In all their finery the crema della crema of Roman society was there. They seemed quite dumbfounded by the incredibly high standards of English church singing as distinct from their own and the choir received a standing ovation before it finally filed out as normally as ever.

Unfortunately it was strictly forbidden to record or take pictures but I managed towards the end to slip these in without flash of course. Undoubtedly, however, there will be many official photographs readily available.

 

I regret to say that not much has happened to make the average basilican church choirs of Rome rise much higher than the remark I heard from a BBC radio 3 producer of an excellent series in the 1980’s called the ‘Octave of the nativity’ when he was unable to use as an example of the Mass as it might have been conducted in the Sistine Chapel, Rome, in 1613 the present Sistine chapel choir since it was considered ‘unworthy of being recorded. That was 31 December 1984 and not much seems to have changed in that direction.
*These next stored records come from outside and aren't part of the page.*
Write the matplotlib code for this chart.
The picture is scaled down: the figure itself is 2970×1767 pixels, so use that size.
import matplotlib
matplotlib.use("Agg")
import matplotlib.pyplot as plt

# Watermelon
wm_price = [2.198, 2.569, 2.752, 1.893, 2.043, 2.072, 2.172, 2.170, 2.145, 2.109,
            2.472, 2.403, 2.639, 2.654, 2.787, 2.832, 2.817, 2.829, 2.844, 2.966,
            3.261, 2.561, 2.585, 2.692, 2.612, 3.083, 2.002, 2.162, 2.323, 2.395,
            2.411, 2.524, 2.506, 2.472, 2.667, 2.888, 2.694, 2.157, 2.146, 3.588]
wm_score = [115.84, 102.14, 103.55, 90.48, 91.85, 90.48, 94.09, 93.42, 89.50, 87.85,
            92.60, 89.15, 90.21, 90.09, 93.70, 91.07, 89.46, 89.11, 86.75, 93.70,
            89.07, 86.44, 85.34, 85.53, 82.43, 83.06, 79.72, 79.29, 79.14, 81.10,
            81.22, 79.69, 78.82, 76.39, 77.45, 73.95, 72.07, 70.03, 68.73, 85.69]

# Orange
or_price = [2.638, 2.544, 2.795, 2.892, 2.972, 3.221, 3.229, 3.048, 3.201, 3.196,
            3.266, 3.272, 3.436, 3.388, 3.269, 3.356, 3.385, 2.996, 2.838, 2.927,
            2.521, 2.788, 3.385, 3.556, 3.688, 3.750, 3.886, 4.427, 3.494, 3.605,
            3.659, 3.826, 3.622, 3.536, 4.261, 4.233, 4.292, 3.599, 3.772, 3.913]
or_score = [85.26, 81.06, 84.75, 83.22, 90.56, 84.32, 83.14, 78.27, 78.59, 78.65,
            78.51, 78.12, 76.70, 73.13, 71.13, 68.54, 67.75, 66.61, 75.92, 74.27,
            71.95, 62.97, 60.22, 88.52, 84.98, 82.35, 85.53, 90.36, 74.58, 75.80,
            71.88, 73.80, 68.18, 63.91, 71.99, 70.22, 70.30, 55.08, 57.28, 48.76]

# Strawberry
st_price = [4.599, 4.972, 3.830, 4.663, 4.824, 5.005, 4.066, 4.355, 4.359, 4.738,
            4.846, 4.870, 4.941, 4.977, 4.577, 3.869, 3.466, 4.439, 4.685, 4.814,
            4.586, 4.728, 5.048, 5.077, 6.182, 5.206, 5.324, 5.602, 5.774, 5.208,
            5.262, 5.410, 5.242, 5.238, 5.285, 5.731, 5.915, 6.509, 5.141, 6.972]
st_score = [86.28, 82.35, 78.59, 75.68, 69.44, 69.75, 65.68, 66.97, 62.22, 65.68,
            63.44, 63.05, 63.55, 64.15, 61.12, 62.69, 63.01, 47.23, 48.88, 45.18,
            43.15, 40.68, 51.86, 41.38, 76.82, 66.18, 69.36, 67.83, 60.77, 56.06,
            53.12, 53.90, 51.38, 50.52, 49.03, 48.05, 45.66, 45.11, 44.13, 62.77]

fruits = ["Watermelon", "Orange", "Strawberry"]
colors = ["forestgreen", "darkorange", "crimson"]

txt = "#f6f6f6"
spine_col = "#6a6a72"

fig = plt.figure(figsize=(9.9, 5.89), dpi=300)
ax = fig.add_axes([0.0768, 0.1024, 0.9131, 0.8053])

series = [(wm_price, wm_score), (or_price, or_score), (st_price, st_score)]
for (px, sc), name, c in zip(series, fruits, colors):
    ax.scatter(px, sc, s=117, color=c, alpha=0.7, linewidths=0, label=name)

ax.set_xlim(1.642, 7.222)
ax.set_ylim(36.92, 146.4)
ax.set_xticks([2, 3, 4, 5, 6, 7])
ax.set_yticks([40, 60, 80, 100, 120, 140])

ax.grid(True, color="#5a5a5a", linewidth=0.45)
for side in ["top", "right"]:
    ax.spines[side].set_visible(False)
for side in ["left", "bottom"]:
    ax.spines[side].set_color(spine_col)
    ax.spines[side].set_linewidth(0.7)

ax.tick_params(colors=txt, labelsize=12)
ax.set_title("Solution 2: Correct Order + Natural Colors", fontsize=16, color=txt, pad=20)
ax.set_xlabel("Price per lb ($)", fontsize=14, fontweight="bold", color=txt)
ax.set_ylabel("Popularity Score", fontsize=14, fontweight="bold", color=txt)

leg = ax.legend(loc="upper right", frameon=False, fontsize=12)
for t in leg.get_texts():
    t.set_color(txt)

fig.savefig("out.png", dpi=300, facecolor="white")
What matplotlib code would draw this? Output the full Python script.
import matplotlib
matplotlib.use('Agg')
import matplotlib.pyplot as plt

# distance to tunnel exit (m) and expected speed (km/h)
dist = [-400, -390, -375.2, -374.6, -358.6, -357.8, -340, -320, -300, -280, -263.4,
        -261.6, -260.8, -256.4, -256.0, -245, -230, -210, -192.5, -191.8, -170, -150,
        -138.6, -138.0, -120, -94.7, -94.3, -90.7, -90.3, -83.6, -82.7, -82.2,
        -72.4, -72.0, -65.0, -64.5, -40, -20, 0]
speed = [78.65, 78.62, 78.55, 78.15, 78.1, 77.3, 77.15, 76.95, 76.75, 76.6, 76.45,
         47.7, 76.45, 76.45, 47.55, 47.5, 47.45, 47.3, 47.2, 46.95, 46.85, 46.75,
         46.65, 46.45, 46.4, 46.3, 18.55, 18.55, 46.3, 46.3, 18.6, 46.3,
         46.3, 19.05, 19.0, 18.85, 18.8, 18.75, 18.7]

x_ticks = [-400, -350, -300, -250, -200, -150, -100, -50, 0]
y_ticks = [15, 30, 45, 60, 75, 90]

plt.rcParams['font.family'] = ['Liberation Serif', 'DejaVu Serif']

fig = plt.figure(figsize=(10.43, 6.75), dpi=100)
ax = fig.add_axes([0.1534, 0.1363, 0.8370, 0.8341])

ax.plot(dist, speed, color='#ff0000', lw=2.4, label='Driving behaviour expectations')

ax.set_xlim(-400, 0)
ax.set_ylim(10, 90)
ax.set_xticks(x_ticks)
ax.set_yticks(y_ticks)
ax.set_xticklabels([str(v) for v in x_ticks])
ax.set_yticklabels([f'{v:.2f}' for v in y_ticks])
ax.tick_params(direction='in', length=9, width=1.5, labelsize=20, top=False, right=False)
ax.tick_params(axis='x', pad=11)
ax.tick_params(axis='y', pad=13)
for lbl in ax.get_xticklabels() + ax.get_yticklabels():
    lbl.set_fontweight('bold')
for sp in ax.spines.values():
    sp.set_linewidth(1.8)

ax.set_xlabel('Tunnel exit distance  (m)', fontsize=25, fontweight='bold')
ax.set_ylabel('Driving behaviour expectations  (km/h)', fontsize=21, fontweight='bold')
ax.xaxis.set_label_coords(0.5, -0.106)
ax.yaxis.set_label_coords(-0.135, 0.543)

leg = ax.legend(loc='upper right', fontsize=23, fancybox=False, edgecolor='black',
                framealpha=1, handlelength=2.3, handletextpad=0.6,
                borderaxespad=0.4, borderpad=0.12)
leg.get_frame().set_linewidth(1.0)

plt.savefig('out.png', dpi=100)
Of course, period instrumental interpretation of Italian music by Italians like Fabio Biondi and our own Carlo Ipata has all but superseded many tamer English versions of such a repertoire but I can think of very few decent Italian church choirs, although nearby Lucca Cathedral’s Coro delle cappella di Santa Cecilia directed by Luca Bacci and smaller specialist groups such as the highly versatile ‘Stereotipi’ based in our valley of the Serchio are excellent – to say nothing of Egisto Matteucci’s outstanding ‘Polifonica Lucchese’.

If, however, you want to hear Palestrina as he should be heard you’ll have a much better impression in King’s College Chapel rather than the Sistine chapel itself – unless, of course you were lucky enough to be at Santa Maria Maggiore, Rome on the 15th of September this year!